* COLLECTED DATA
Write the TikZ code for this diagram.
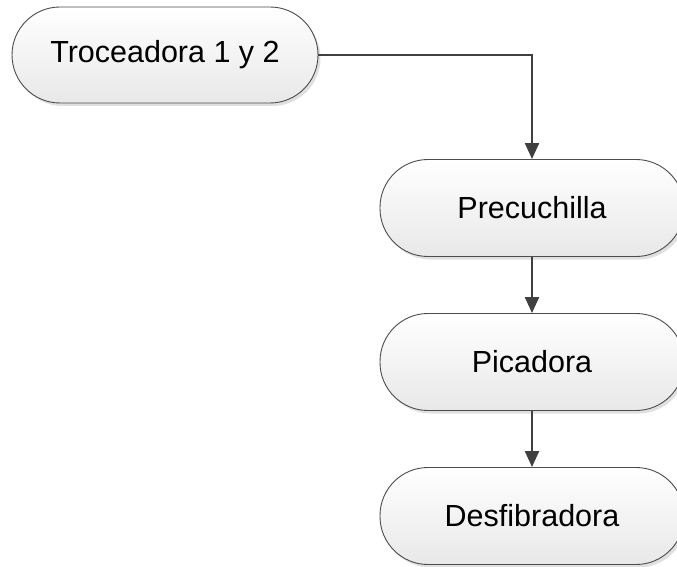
\documentclass[tikz,border=0pt]{standalone}
\usepackage{fontspec}
\setmainfont{Liberation Sans}
\usetikzlibrary{arrows.meta,shadows}
\begin{document}
\begin{tikzpicture}[x=1pt,y=-1pt,
  proc/.style={draw=black!70, line width=0.9pt, rounded corners=48pt,
    top color=white, bottom color=black!9,
    drop shadow={shadow xshift=2.5pt, shadow yshift=-3pt, fill=black!12, opacity=1},
    minimum width=304pt, minimum height=97pt, inner sep=0pt,
    font=\fontsize{30.5}{34}\selectfont},
  flow/.style={draw=black!75, line width=2.2pt,
    -{Triangle[width=14pt,length=16pt]}}]
  \useasboundingbox (0,0) rectangle (677,567);
  \node[proc, minimum width=306pt, minimum height=96pt] (tro) at (165,55) {Troceadora 1 y 2};
  \node[proc] (pre) at (532,208) {Precuchilla};
  \node[proc] (pic) at (532,362) {Picadora};
  \node[proc] (des) at (532,516) {Desfibradora};
  \draw[flow] (tro.east) -| (pre.north);
  \draw[flow] (pre) -- (pic);
  \draw[flow] (pic) -- (des);
\end{tikzpicture}
\end{document}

* GIVEN PROBLEM
Return the full material word for word. Do not include the pictures.

* THE ANSWER
Write the TikZ code for this diagram.
\documentclass[tikz,border=0pt]{standalone}
\usepackage{fontspec}
\setmainfont{Liberation Sans}
\usetikzlibrary{arrows.meta,shadows}
\begin{document}
\begin{tikzpicture}[x=1pt,y=-1pt,
  proc/.style={draw=black!70, line width=0.9pt, rounded corners=48pt,
    top color=white, bottom color=black!9,
    drop shadow={shadow xshift=2.5pt, shadow yshift=-3pt, fill=black!12, opacity=1},
    minimum width=304pt, minimum height=97pt, inner sep=0pt,
    font=\fontsize{30.5}{34}\selectfont},
  flow/.style={draw=black!75, line width=2.2pt,
    -{Triangle[width=14pt,length=16pt]}}]
  \useasboundingbox (0,0) rectangle (677,567);
  \node[proc, minimum width=306pt, minimum height=96pt] (tro) at (165,55) {Troceadora 1 y 2};
  \node[proc] (pre) at (532,208) {Precuchilla};
  \node[proc] (pic) at (532,362) {Picadora};
  \node[proc] (des) at (532,516) {Desfibradora};
  \draw[flow] (tro.east) -| (pre.north);
  \draw[flow] (pre) -- (pic);
  \draw[flow] (pic) -- (des);
\end{tikzpicture}
\end{document}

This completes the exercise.